- **Stored data**:
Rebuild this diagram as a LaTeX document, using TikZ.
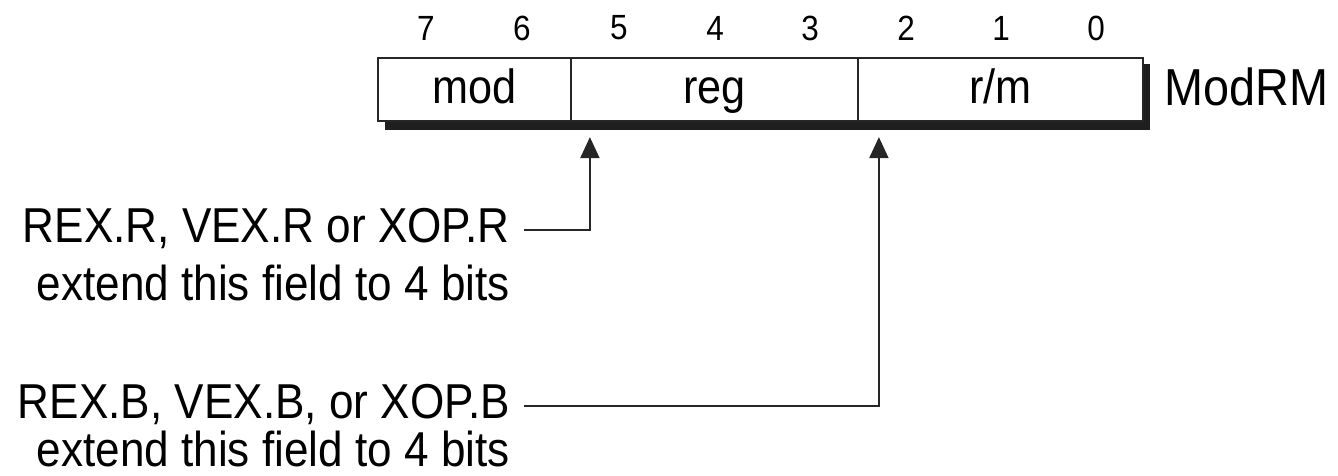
\documentclass[tikz,border=0pt]{standalone}
\usepackage{fontspec}
\setmainfont{Liberation Sans}
\newfontfamily\narrowfont{Liberation Sans}[FakeStretch=0.9]
\usetikzlibrary{arrows.meta}
\begin{document}
\begin{tikzpicture}[x=1pt,y=-1pt,
  field/.style={draw=black!85, line width=2.2pt, fill=white, minimum height=63pt, inner sep=0pt,
    text height=36pt, text depth=8pt, font=\narrowfont\fontsize{48}{54}\selectfont},
  bitnum/.style={font=\narrowfont\fontsize{35}{40}\selectfont, inner sep=0pt, text=black},
  lbl/.style={font=\narrowfont\fontsize{49}{56}\selectfont, inner sep=0pt, text=black},
  conn/.style={line width=2pt, draw=black!85, -{Triangle[width=19pt,length=21pt]}}]
\useasboundingbox (0,0) rectangle (1338,476);
% shadow
\fill[black!88] (385,64) rectangle (1150,130);
% fields
\node[field, minimum width=193pt] (mod) at (474.5,89.5) {mod};
\node[field, minimum width=287pt] (reg) at (714.5,89.5) {reg};
\node[field, minimum width=285pt] (rm) at (1000.5,89.5) {r/m};
% bit numbers
\node[bitnum] (b7) at (426,28) {7};
\node[bitnum] (b6) at (522,28) {6};
\node[bitnum] (b5) at (619,28) {5};
\node[bitnum] (b4) at (715,28) {4};
\node[bitnum] (b3) at (810,28) {3};
\node[bitnum] (b2) at (906,28) {2};
\node[bitnum] (b1) at (1001,28) {1};
\node[bitnum] (b0) at (1096,28) {0};
% ModRM label
\node[lbl, font=\narrowfont\fontsize{52}{58}\selectfont, anchor=base west] (name) at (1164,106) {ModRM};
% left labels
\node[lbl, anchor=base east] (r1) at (510,242) {REX.R, VEX.R or XOP.R};
\node[lbl, anchor=base east] (r2) at (510,300) {extend this field to 4 bits};
\node[lbl, anchor=base east] (b1l) at (510,418) {REX.B, VEX.B, or XOP.B};
\node[lbl, anchor=base east] (b2l) at (510,466) {extend this field to 4 bits};
% connectors
\coordinate (rtip) at ([xshift=20pt,yshift=-15pt]reg.south west);
\coordinate (btip) at ([xshift=22pt,yshift=-15pt]rm.south west);
\draw[conn] ([xshift=14pt,yshift=-2pt]r1.east) -| (rtip);
\draw[conn] ([xshift=14pt,yshift=-2pt]b1l.east) -| (btip);
\end{tikzpicture}
\end{document}
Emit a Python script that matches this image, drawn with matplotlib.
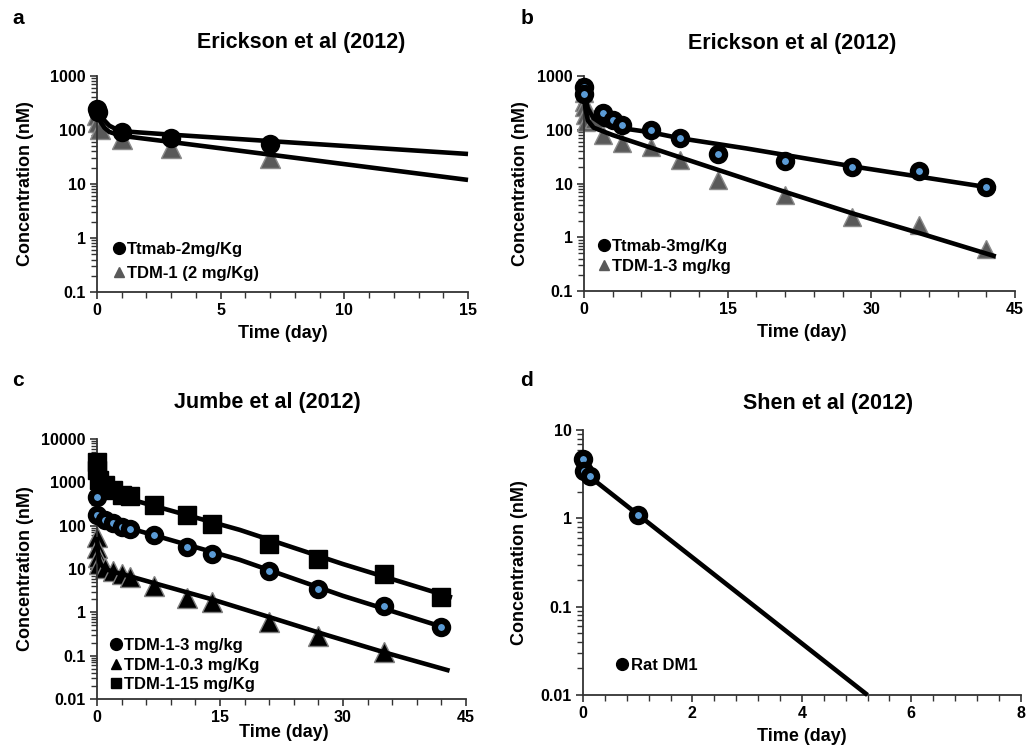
import numpy as np
import matplotlib
matplotlib.use("Agg")
import matplotlib.pyplot as plt
from matplotlib.lines import Line2D
from matplotlib.ticker import LogLocator, FuncFormatter, MultipleLocator, NullFormatter

plt.rcParams['font.family'] = ['Liberation Sans', 'DejaVu Sans']
plt.rcParams['font.weight'] = 'bold'

BLUE = '#5b9bd5'
GRAY_TRI = '#595959'

# Panel a: Erickson et al (2012), 2 mg/kg
a_ttmab_t = [0, 0.04, 1, 3, 7]
a_ttmab_c = [250, 215, 92, 70, 55]
a_tdm_t = [0, 0.04, 0.12, 1, 3, 7]
a_tdm_c = [190, 140, 105, 68, 47, 30]
a_fit_ttmab_t = [0, 0.15, 0.3, 0.5, 0.75, 1, 3, 15]
a_fit_ttmab_c = [250, 190, 150, 120, 105, 95, 82, 36]
a_fit_tdm_t = [0, 0.15, 0.3, 0.5, 1, 3, 15]
a_fit_tdm_c = [190, 140, 110, 92, 78, 60, 11.9]

# Panel b: Erickson et al (2012), 3 mg/kg
b_ttmab_t = [0, 0.04, 2, 3, 4, 7, 10, 14, 21, 28, 35, 42]
b_ttmab_c = [630, 470, 210, 150, 123, 100, 72, 36, 26, 20, 17, 8.5]
b_tdm_t = [0, 0.01, 0.04, 0.08, 0.25, 1, 2, 4, 7, 10, 14, 21, 28, 35, 42]
b_tdm_c = [480, 330, 270, 190, 140, 160, 80, 56, 49, 27, 11.5, 6.1, 2.4, 1.7, 0.6]
b_fit_ttmab_t = [0, 0.15, 0.4, 1, 2, 4, 7, 10, 17, 28, 43]
b_fit_ttmab_c = [620, 400, 250, 165, 125, 107, 90, 70, 45, 21, 8.1]
b_fit_tdm_t = [0, 0.15, 0.4, 1, 3, 14, 21, 28, 35, 43]
b_fit_tdm_c = [450, 250, 150, 110, 80, 18, 7, 2.8, 1.2, 0.44]

# Panel c: Jumbe et al (2012)
c_3_t = [0, 0.04, 1, 2, 3, 4, 7, 11, 14, 21, 27, 35, 42]
c_3_c = [460, 175, 135, 113, 95, 85, 60, 33, 22, 9, 3.4, 1.4, 0.45]
c_03_t = [0, 0.04, 0.1, 0.25, 1, 2, 3, 4, 7, 11, 14, 21, 27, 35]
c_03_c = [55, 30, 19, 13, 10.5, 8.8, 7.6, 6.5, 4.1, 2.2, 1.7, 0.6, 0.29, 0.12]
c_15_t = [0, 0.04, 0.25, 1, 2, 3, 4, 7, 11, 14, 21, 27, 35, 42]
c_15_c = [3000, 1900, 1150, 870, 670, 520, 480, 300, 180, 110, 38, 17, 7.6, 2.3]
c_fit15_t = [0, 0.1, 0.3, 0.6, 1, 2, 4.4, 17.4, 30, 43.3]
c_fit15_c = [2500, 1500, 1000, 750, 620, 480, 390, 80, 13, 2.2]
c_fit3_t = [0, 0.1, 0.3, 1, 2, 4, 17.4, 30, 43]
c_fit3_c = [460, 220, 160, 125, 105, 87, 16.3, 2.4, 0.41]
c_fit03_t = [0, 0.1, 0.3, 1, 2, 4, 7, 14, 21, 28, 35, 43]
c_fit03_c = [55, 25, 14, 10, 8.6, 6.8, 4.7, 2.0, 0.78, 0.3, 0.12, 0.045]

# Panel d: Shen et al (2012)
d_t = [0, 0.02, 0.125, 1]
d_c = [4.7, 3.4, 3.0, 1.1]
d_fit_t = [0, 5.2]
d_fit_c = [3.4, 0.01]

fig = plt.figure(figsize=(10.3, 7.54), dpi=100)
ax_a = fig.add_axes([0.0942, 0.6127, 0.3602, 0.2865])
ax_b = fig.add_axes([0.567, 0.614, 0.4184, 0.285])
ax_c = fig.add_axes([0.0942, 0.0729, 0.3582, 0.3449])
ax_d = fig.add_axes([0.566, 0.0782, 0.425, 0.3515])


def style(ax, xmax, major, minor, ymin, ymax):
    ax.set_yscale('log')
    ax.set_xlim(0, xmax)
    ax.set_ylim(ymin, ymax)
    for s in ['top', 'right']:
        ax.spines[s].set_visible(False)
    for s in ['left', 'bottom']:
        ax.spines[s].set_color('#333333')
        ax.spines[s].set_linewidth(1.3)
    ax.xaxis.set_major_locator(MultipleLocator(major))
    ax.xaxis.set_minor_locator(MultipleLocator(minor))
    ax.yaxis.set_major_locator(LogLocator(base=10, numticks=20))
    ax.yaxis.set_minor_locator(LogLocator(base=10, subs=np.arange(2, 10), numticks=20))
    ax.yaxis.set_minor_formatter(NullFormatter())
    ax.yaxis.set_major_formatter(FuncFormatter(lambda v, p: '%g' % v))
    ax.tick_params(which='major', direction='out', length=5, width=1.2, color='#333333',
                   labelsize=11.5, pad=3)
    ax.tick_params(which='minor', direction='out', length=4, width=1.0, color='#333333')
    ax.xaxis.set_major_formatter(FuncFormatter(lambda v, p: '%g' % v))
    for lab in ax.get_xticklabels() + ax.get_yticklabels():
        lab.set_fontweight('bold')
    ax.set_xlabel('Time (day)', fontsize=13, fontweight='bold')
    ax.set_ylabel('Concentration (nM)', fontsize=13, fontweight='bold')
    ax.xaxis.label.set_va('center')
    ax.yaxis.label.set_va('center')


circ = dict(marker='o', ls='none', mec='black', mfc=BLUE, ms=9.5, mew=4.5, zorder=4, clip_on=False)
fitline = dict(color='black', lw=3.3, zorder=3, solid_capstyle='butt', clip_on=False)

# ---- a
style(ax_a, 15, 5, 1, 0.1, 1000)
ax_a.plot(a_tdm_t, a_tdm_c, marker='^', ls='none', mfc=GRAY_TRI, mec='#8a8a8a', ms=14, mew=1, zorder=2, clip_on=False)
ax_a.plot(a_fit_ttmab_t, a_fit_ttmab_c, **fitline)
ax_a.plot(a_fit_tdm_t, a_fit_tdm_c, **fitline)
ax_a.plot(a_ttmab_t, a_ttmab_c, **dict(circ, mfc='black'))
ax_a.text(0.55, 1.153, 'Erickson et al (2012)', transform=ax_a.transAxes, ha='center', va='center', fontsize=15.5, fontweight='bold')
ax_a.xaxis.set_label_coords(0.5, -0.19)
ax_a.yaxis.set_label_coords(-0.194, 0.5)

# ---- b
style(ax_b, 45, 15, 3, 0.1, 1000)
ax_b.plot(b_tdm_t, b_tdm_c, marker='^', ls='none', mfc=GRAY_TRI, mec='#8a8a8a', ms=13, mew=1, zorder=2, clip_on=False)
ax_b.plot(b_fit_ttmab_t, b_fit_ttmab_c, **fitline)
ax_b.plot(b_fit_tdm_t, b_fit_tdm_c, **fitline)
ax_b.plot(b_ttmab_t, b_ttmab_c, **circ)
ax_b.text(0.482, 1.153, 'Erickson et al (2012)', transform=ax_b.transAxes, ha='center', va='center', fontsize=15.5, fontweight='bold')
ax_b.xaxis.set_label_coords(0.505, -0.195)
ax_b.yaxis.set_label_coords(-0.148, 0.5)

# ---- c
style(ax_c, 45, 15, 3, 0.01, 10000)
ax_c.plot(c_03_t, c_03_c, marker='^', ls='none', mfc='black', mec='#7f7f7f', ms=15, mew=1, zorder=2, clip_on=False)
ax_c.plot(c_fit15_t, c_fit15_c, **fitline)
ax_c.plot(c_fit3_t, c_fit3_c, **fitline)
ax_c.plot(c_fit03_t, c_fit03_c, **fitline)
ax_c.plot(c_15_t, c_15_c, marker='s', ls='none', mfc='black', mec='black', ms=13, mew=1, zorder=4, clip_on=False)
ax_c.plot(c_3_t, c_3_c, **circ)
ax_c.text(0.463, 1.142, 'Jumbe et al (2012)', transform=ax_c.transAxes, ha='center', va='center', fontsize=15.5, fontweight='bold')
ax_c.xaxis.set_label_coords(0.505, -0.127)
ax_c.yaxis.set_label_coords(-0.195, 0.5)

# ---- d
style(ax_d, 8, 2, 0.4, 0.01, 10)
ax_d.plot(d_fit_t, d_fit_c, **fitline)
ax_d.plot(d_t, d_c, **circ)
ax_d.text(0.559, 1.10, 'Shen et al (2012)', transform=ax_d.transAxes, ha='center', va='center', fontsize=15.5, fontweight='bold')
ax_d.xaxis.set_label_coords(0.5, -0.158)
ax_d.yaxis.set_label_coords(-0.144, 0.5)

# legends
h_circ = Line2D([], [], marker='o', ls='none', color='black', ms=8.5)
h_tri_g = Line2D([], [], marker='^', ls='none', mfc=GRAY_TRI, mec=GRAY_TRI, ms=7)
h_tri_k = Line2D([], [], marker='^', ls='none', color='black', ms=7)
h_sq = Line2D([], [], marker='s', ls='none', color='black', ms=7)
leg_kw = dict(frameon=False, loc='upper left', borderpad=0, borderaxespad=0,
              handlelength=0.8, handletextpad=0.1, prop={'size': 12, 'weight': 'bold'})
ax_a.legend([h_circ, h_tri_g], ['Ttmab-2mg/Kg', 'TDM-1 (2 mg/Kg)'],
            bbox_to_anchor=(0.04, 0.231), labelspacing=0.55, **leg_kw)
ax_b.legend([h_circ, h_tri_g], ['Ttmab-3mg/Kg', 'TDM-1-3 mg/kg'],
            bbox_to_anchor=(0.03, 0.242), labelspacing=0.3, **leg_kw)
ax_c.legend([h_circ, h_tri_k, h_sq], ['TDM-1-3 mg/kg', 'TDM-1-0.3 mg/Kg', 'TDM-1-15 mg/Kg'],
            bbox_to_anchor=(0.033, 0.235), labelspacing=0.28, **leg_kw)
ax_d.legend([h_circ], ['Rat DM1'], bbox_to_anchor=(0.075, 0.141), **leg_kw)

for lab, x, y in [('a', 0.012, 0.976), ('b', 0.505, 0.976), ('c', 0.012, 0.495), ('d', 0.505, 0.495)]:
    fig.text(x, y, lab, fontsize=15, fontweight='bold', ha='left', va='center')

fig.savefig('out.png', dpi=100)
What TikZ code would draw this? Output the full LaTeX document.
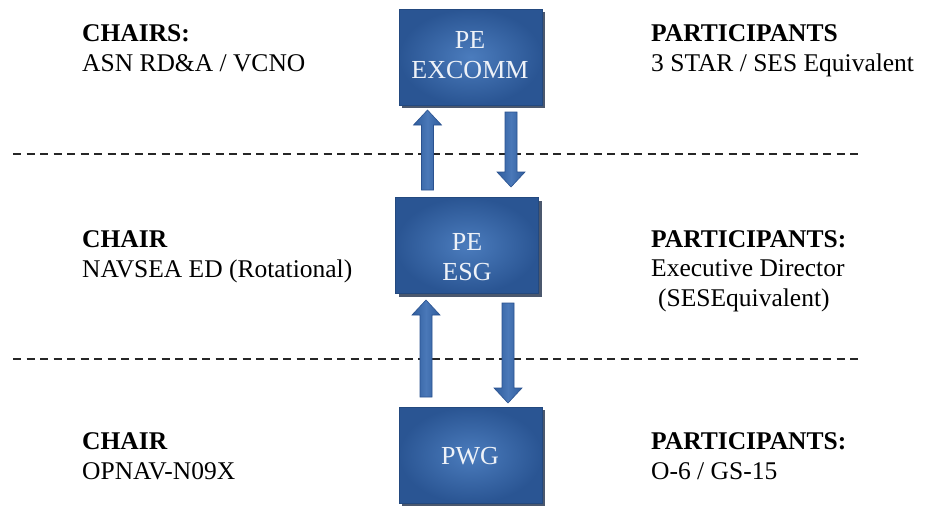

- **Exercise**:
Work through the records line by line and tally those with the word "this". Report only the total.

- **Exercise solution**:
5